** Start of Dataset content **

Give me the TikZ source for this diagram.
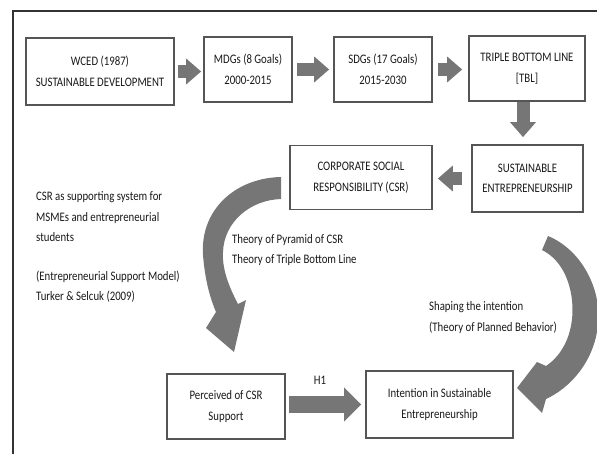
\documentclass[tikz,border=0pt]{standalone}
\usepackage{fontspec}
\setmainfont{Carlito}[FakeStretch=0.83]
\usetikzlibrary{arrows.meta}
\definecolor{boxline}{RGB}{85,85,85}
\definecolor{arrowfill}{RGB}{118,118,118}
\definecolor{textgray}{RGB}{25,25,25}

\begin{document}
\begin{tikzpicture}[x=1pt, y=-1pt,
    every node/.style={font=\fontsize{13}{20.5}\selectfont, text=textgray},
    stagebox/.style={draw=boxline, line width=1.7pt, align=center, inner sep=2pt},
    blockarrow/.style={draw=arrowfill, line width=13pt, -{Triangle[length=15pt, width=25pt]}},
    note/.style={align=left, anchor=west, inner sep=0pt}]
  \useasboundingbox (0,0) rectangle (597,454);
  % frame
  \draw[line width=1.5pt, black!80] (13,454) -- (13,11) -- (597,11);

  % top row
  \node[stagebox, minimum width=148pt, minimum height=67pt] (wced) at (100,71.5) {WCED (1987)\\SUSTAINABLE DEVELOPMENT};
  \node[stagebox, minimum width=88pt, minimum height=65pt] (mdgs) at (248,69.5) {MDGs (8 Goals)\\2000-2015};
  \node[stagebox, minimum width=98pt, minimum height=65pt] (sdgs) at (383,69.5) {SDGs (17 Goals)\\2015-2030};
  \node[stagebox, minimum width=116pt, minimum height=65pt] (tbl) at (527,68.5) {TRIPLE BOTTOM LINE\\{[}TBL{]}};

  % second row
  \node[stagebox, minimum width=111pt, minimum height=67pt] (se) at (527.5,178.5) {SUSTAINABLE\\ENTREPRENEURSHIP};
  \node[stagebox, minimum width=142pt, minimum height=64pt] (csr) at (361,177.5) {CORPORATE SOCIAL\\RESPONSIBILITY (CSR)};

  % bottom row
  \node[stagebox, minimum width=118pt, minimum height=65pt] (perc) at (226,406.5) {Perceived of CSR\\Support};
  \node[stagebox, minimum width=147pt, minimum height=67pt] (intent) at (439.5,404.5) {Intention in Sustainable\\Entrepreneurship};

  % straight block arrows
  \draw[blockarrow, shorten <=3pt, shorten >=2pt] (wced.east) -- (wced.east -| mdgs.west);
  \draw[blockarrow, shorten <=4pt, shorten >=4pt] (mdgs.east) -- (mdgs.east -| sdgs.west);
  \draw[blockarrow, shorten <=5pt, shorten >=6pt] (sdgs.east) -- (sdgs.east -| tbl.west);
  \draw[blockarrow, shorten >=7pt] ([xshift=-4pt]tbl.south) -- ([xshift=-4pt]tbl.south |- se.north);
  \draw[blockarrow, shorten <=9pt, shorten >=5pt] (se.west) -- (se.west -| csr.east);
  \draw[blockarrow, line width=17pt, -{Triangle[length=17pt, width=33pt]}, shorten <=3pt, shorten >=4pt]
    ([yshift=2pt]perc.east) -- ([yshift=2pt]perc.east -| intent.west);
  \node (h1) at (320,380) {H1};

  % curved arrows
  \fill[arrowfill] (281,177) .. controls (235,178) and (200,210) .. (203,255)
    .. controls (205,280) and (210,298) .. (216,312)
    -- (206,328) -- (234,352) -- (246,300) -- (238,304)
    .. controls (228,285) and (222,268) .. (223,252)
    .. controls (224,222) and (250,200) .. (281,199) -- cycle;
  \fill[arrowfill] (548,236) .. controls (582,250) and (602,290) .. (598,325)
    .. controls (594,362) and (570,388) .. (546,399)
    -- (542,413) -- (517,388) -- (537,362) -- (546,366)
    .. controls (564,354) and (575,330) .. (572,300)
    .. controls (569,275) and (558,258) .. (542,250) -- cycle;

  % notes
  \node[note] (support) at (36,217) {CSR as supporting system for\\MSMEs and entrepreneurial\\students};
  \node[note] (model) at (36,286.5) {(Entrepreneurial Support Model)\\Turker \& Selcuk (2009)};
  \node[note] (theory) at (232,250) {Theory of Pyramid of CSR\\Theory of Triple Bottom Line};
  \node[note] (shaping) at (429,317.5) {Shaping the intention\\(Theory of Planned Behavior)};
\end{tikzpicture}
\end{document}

** End of Dataset content **

:: Task ::
Only the lines from the top of the data through the line with "(13,11) -- (597,11);" should be quoted, exactly and with both ends kept; skip the pictures.

:: Solved problem ::
Give me the TikZ source for this diagram.
\documentclass[tikz,border=0pt]{standalone}
\usepackage{fontspec}
\setmainfont{Carlito}[FakeStretch=0.83]
\usetikzlibrary{arrows.meta}
\definecolor{boxline}{RGB}{85,85,85}
\definecolor{arrowfill}{RGB}{118,118,118}
\definecolor{textgray}{RGB}{25,25,25}

\begin{document}
\begin{tikzpicture}[x=1pt, y=-1pt,
    every node/.style={font=\fontsize{13}{20.5}\selectfont, text=textgray},
    stagebox/.style={draw=boxline, line width=1.7pt, align=center, inner sep=2pt},
    blockarrow/.style={draw=arrowfill, line width=13pt, -{Triangle[length=15pt, width=25pt]}},
    note/.style={align=left, anchor=west, inner sep=0pt}]
  \useasboundingbox (0,0) rectangle (597,454);
  % frame
  \draw[line width=1.5pt, black!80] (13,454) -- (13,11) -- (597,11);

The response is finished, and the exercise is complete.